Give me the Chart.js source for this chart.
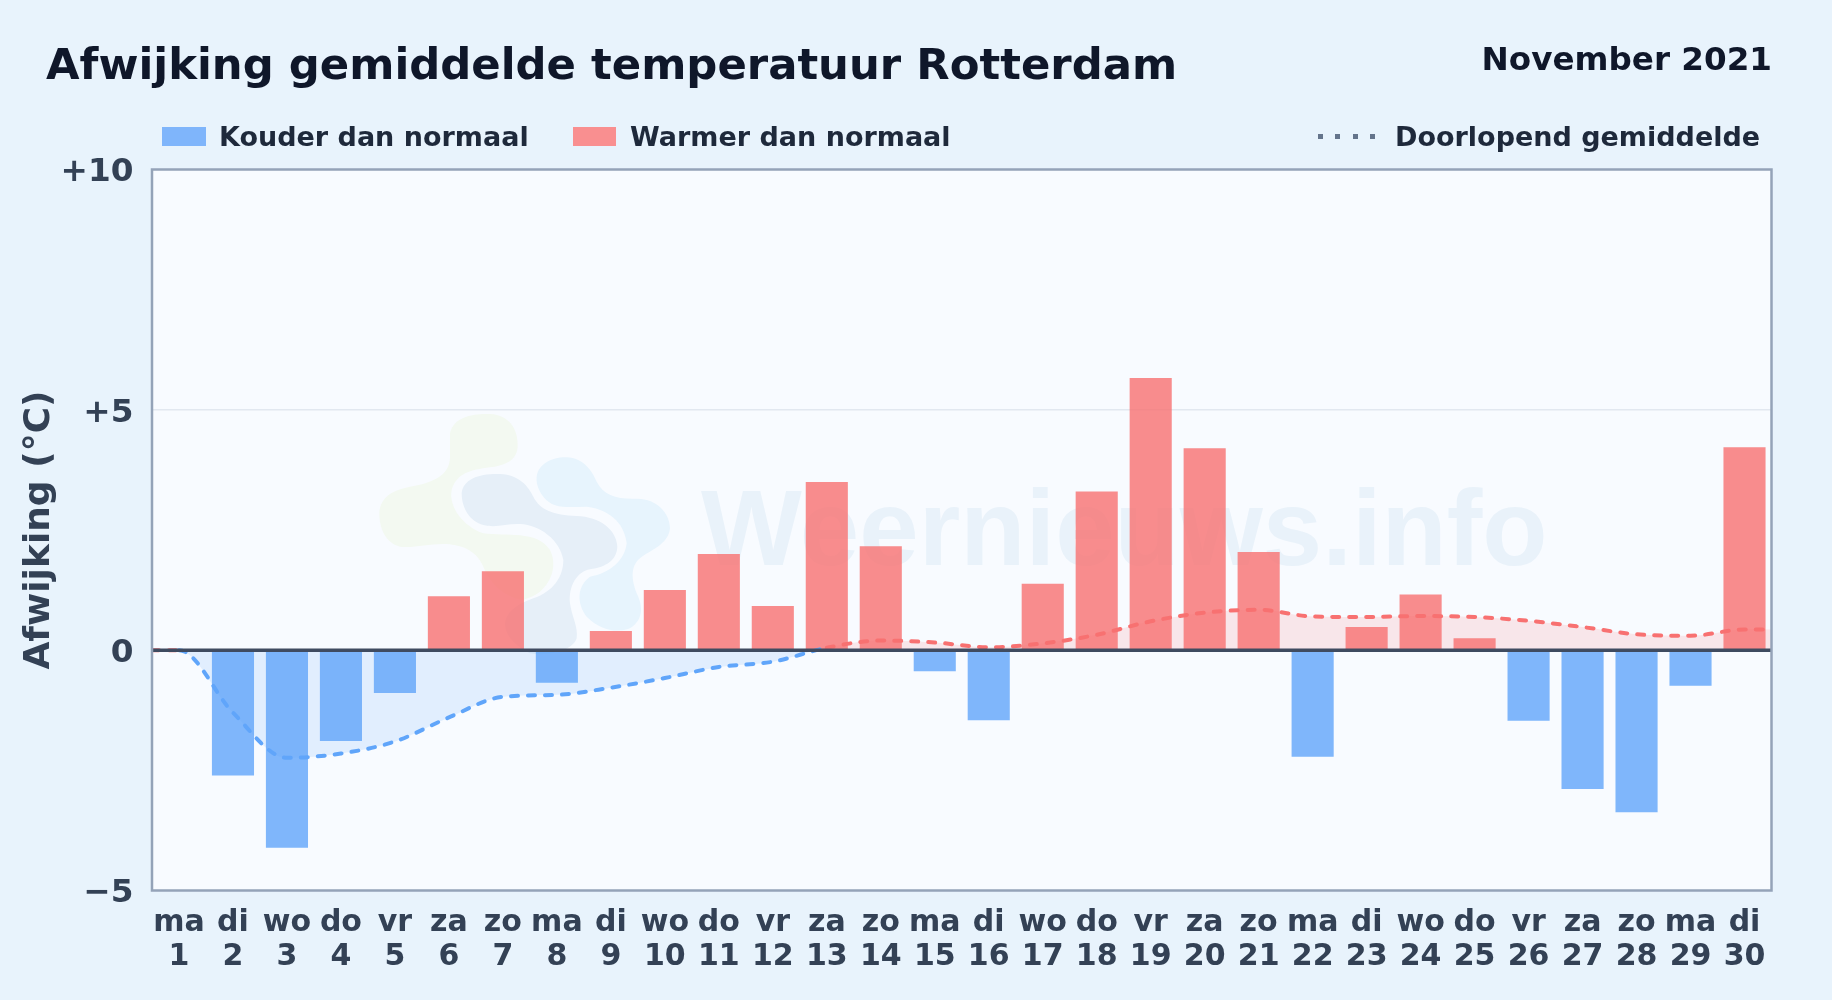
<!DOCTYPE html>
<html lang="nl">
<head>
<meta charset="utf-8">
<title>Afwijking gemiddelde temperatuur Rotterdam</title>
<script src="https://cdn.jsdelivr.net/npm/chart.js@4"></script>
<style>
  html, body { margin: 0; padding: 0; background: #e8f3fc; }
  body { width: 1832px; height: 1000px; position: relative; overflow: hidden;
         font-family: "DejaVu Sans", sans-serif; font-weight: 700; }
  #chart { position: absolute; left: 0; top: 0; }
  .t { position: absolute; white-space: nowrap; line-height: 1; }
  #title { left: 46px; top: 42.5px; font-size: 43.35px; color: #0f172a; }
  #date { right: 60px; top: 43px; font-size: 32.6px; color: #0f172a; }
  .lg { top: 122.5px; font-size: 27px; color: #1e293b; }
  .sw { position: absolute; top: 127px; height: 19px; }
  #dots { position: absolute; left: 1318px; top: 134px; width: 58px; height: 5px;
          background: repeating-linear-gradient(90deg, #64748b 0 5px, transparent 5px 17.4px); }
</style>
</head>
<body>
<canvas id="chart" width="1832" height="1000"></canvas>
<div class="t" id="title">Afwijking gemiddelde temperatuur Rotterdam</div>
<div class="t" id="date">November 2021</div>
<div class="sw" style="left:162px;width:44px;background:#7fb5fb"></div>
<div class="t lg" style="left:219px">Kouder dan normaal</div>
<div class="sw" style="left:573px;width:43px;background:#f98f90"></div>
<div class="t lg" style="left:630px">Warmer dan normaal</div>
<div id="dots"></div>
<div class="t lg" style="left:1395px">Doorlopend gemiddelde</div>
<script>
// --- data
const weekdays = ["ma","di","wo","do","vr","za","zo","ma","di","wo","do","vr","za","zo","ma","di","wo","do","vr","za","zo","ma","di","wo","do","vr","za","zo","ma","di"];
const days = [1,2,3,4,5,6,7,8,9,10,11,12,13,14,15,16,17,18,19,20,21,22,23,24,25,26,27,28,29,30];
const colder = [null,-2.61,-4.11,-1.89,-0.89,null,null,-0.68,null,null,null,null,null,null,-0.44,-1.46,null,null,null,null,null,-2.22,null,null,null,-1.47,-2.89,-3.37,-0.74,null];
const warmer = [null,null,null,null,null,1.12,1.64,null,0.40,1.25,2.00,0.92,3.50,2.16,null,null,1.38,3.30,5.66,4.20,2.04,null,0.48,1.16,0.25,null,null,null,null,4.22];
const running = [0,-1.30,-2.24,-2.15,-1.90,-1.40,-0.97,-0.93,-0.78,-0.58,-0.35,-0.24,0.05,0.20,0.16,0.06,0.14,0.32,0.60,0.78,0.84,0.70,0.69,0.71,0.69,0.61,0.48,0.33,0.30,0.43];
const yTicks = { "10": "+10", "5": "+5", "0": "0", "-5": "\u22125" };

const labels = days.map((d, i) => [weekdays[i], String(d)]);
// the running line runs on to both plot edges
const runningPoints = [{ x: 0.5, y: running[0] }]
  .concat(days.map((d, i) => ({ x: d, y: running[i] })))
  .concat([{ x: 30.5, y: running[29] }]);

// logo blobs, in their own little coordinate box
const logoParts = [
  ["#f3f9f1", "M300 130C310 80 370 70 420 72C480 75 505 120 503 170C500 210 470 225 420 232C360 240 320 250 305 300C295 350 340 410 400 430C470 440 560 420 600 480C620 520 610 570 570 605C550 620 530 625 520 630C460 620 420 580 400 530C380 480 330 462 280 462C230 462 190 475 150 470C110 460 88 420 88 370C90 320 130 300 180 290C240 280 300 260 300 200Z"],
  ["#e6eff8", "M335 310C340 265 390 250 450 252C510 255 535 290 550 320C570 360 610 375 680 378C750 380 800 420 802 470C800 510 770 530 720 538C680 545 655 590 660 640C665 680 685 710 680 745C670 780 600 800 540 790C500 770 465 740 465 700C470 660 510 640 550 625C610 605 640 560 640 510C630 450 570 405 510 402C470 400 440 415 400 405C360 395 335 355 335 310Z"],
  ["#e7f4fd", "M560 260C565 220 610 200 650 202C700 205 725 240 740 275C760 315 800 328 860 326C920 325 960 370 960 415C955 465 900 480 870 505C840 530 845 570 860 610C880 650 880 690 840 715C800 730 750 720 710 680C680 640 680 590 720 560C780 550 825 510 830 460C825 410 790 360 710 350C660 350 610 360 580 320C565 300 558 280 560 260Z"]
];

// plot background, watermark, frame and zero line
const decor = {
  id: "decor",
  beforeDatasetsDraw(chart) {
    const { ctx, chartArea: a } = chart;
    ctx.save();
    ctx.fillStyle = "#f8fbff";
    ctx.fillRect(a.left, a.top, a.right - a.left, a.bottom - a.top);
    // gridline on top of the fill
    const y5 = chart.scales.y.getPixelForValue(5);
    ctx.strokeStyle = "#e2e8f0";
    ctx.lineWidth = 1.5;
    ctx.beginPath(); ctx.moveTo(a.left, y5); ctx.lineTo(a.right, y5); ctx.stroke();
    // logo
    ctx.save();
    ctx.translate(350, 390);
    ctx.scale(1 / 3, 1 / 3);
    logoParts.forEach(([c, d]) => { ctx.fillStyle = c; ctx.fill(new Path2D(d)); });
    ctx.restore();
    // watermark text
    ctx.fillStyle = "#e9f2fa";
    ctx.font = "700 106.8px 'Liberation Sans'";
    ctx.textBaseline = "alphabetic";
    ctx.fillText("Weernieuws.info", 701, 565);
    ctx.restore();
  },
  afterDatasetsDraw(chart) {
    const { ctx, chartArea: a } = chart;
    const y0 = chart.scales.y.getPixelForValue(0);
    ctx.save();
    ctx.strokeStyle = "#3f4b60";
    ctx.lineWidth = 3.5;
    ctx.beginPath(); ctx.moveTo(a.left, y0); ctx.lineTo(a.right, y0); ctx.stroke();
    ctx.strokeStyle = "#94a3b8";
    ctx.lineWidth = 2.5;
    ctx.strokeRect(a.left, a.top, a.right - a.left, a.bottom - a.top);
    ctx.restore();
  }
};

const segColor = c => ((c.p0.parsed.y + c.p1.parsed.y) / 2 < 0 ? "#60a5fa" : "#f87171");

new Chart(document.getElementById("chart").getContext("2d"), {
  data: {
    labels,
    datasets: [
      { type: "bar", label: "Kouder dan normaal", data: colder, backgroundColor: "rgba(96,165,250,0.8)",
        barPercentage: 0.78, categoryPercentage: 1, grouped: false, order: 2 },
      { type: "bar", label: "Warmer dan normaal", data: warmer, backgroundColor: "rgba(248,113,113,0.8)",
        barPercentage: 0.78, categoryPercentage: 1, grouped: false, order: 2 },
      { type: "line", label: "Doorlopend gemiddelde", data: runningPoints, xAxisID: "xLine", order: 1,
        borderWidth: 4, borderDash: [7, 10], borderCapStyle: "round", pointRadius: 0,
        cubicInterpolationMode: "monotone", borderColor: "#f87171",
        segment: { borderColor: segColor },
        fill: { target: { value: 0 }, above: "rgba(248,113,113,0.15)", below: "rgba(96,165,250,0.15)" } }
    ]
  },
  options: {
    responsive: false,
    animation: false,
    devicePixelRatio: 1,
    layout: { padding: { top: 169.5, right: 60.5, left: 0, bottom: 0 } },
    plugins: { legend: { display: false }, title: { display: false }, tooltip: { enabled: false } },
    scales: {
      x: {
        grid: { display: false }, border: { display: false },
        afterFit(s) { s.height = 109.5; },
        ticks: { maxRotation: 0, autoSkip: false, padding: 7.5, color: "#334155",
                 font: { family: "DejaVu Sans", weight: "700", size: 30, lineHeight: 1.13 } }
      },
      xLine: { type: "linear", display: false, min: 0.5, max: 30.5 },
      y: {
        min: -5, max: 10,
        grid: { display: false }, border: { display: false },
        afterFit(s) { s.width = 152; },
        title: { display: true, text: "Afwijking (\u00b0C)", color: "#334155", padding: { top: 18, bottom: 0 },
                 font: { family: "DejaVu Sans", weight: "700", size: 36 } },
        // empty first line nudges the label down to where the reference has it
        ticks: { stepSize: 5, padding: 10.5, color: "#334155", callback: v => ["", yTicks[v] ?? ""],
                 font: { family: "DejaVu Sans", weight: "700", size: 32.7, lineHeight: 0.2 } }
      }
    }
  },
  plugins: [decor]
});
</script>
</body>
</html>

━━━━━━━━━━

What is being asked:
Each line in the data that holds the string "chart" should be found and copied.

Result below:
Give me the Chart.js source for this chart.
<script src="https://cdn.jsdelivr.net/npm/chart.js@4"></script>
  #chart { position: absolute; left: 0; top: 0; }
<canvas id="chart" width="1832" height="1000"></canvas>
  beforeDatasetsDraw(chart) {
    const { ctx, chartArea: a } = chart;
    const y5 = chart.scales.y.getPixelForValue(5);
  afterDatasetsDraw(chart) {
    const { ctx, chartArea: a } = chart;
    const y0 = chart.scales.y.getPixelForValue(0);
new Chart(document.getElementById("chart").getContext("2d"), {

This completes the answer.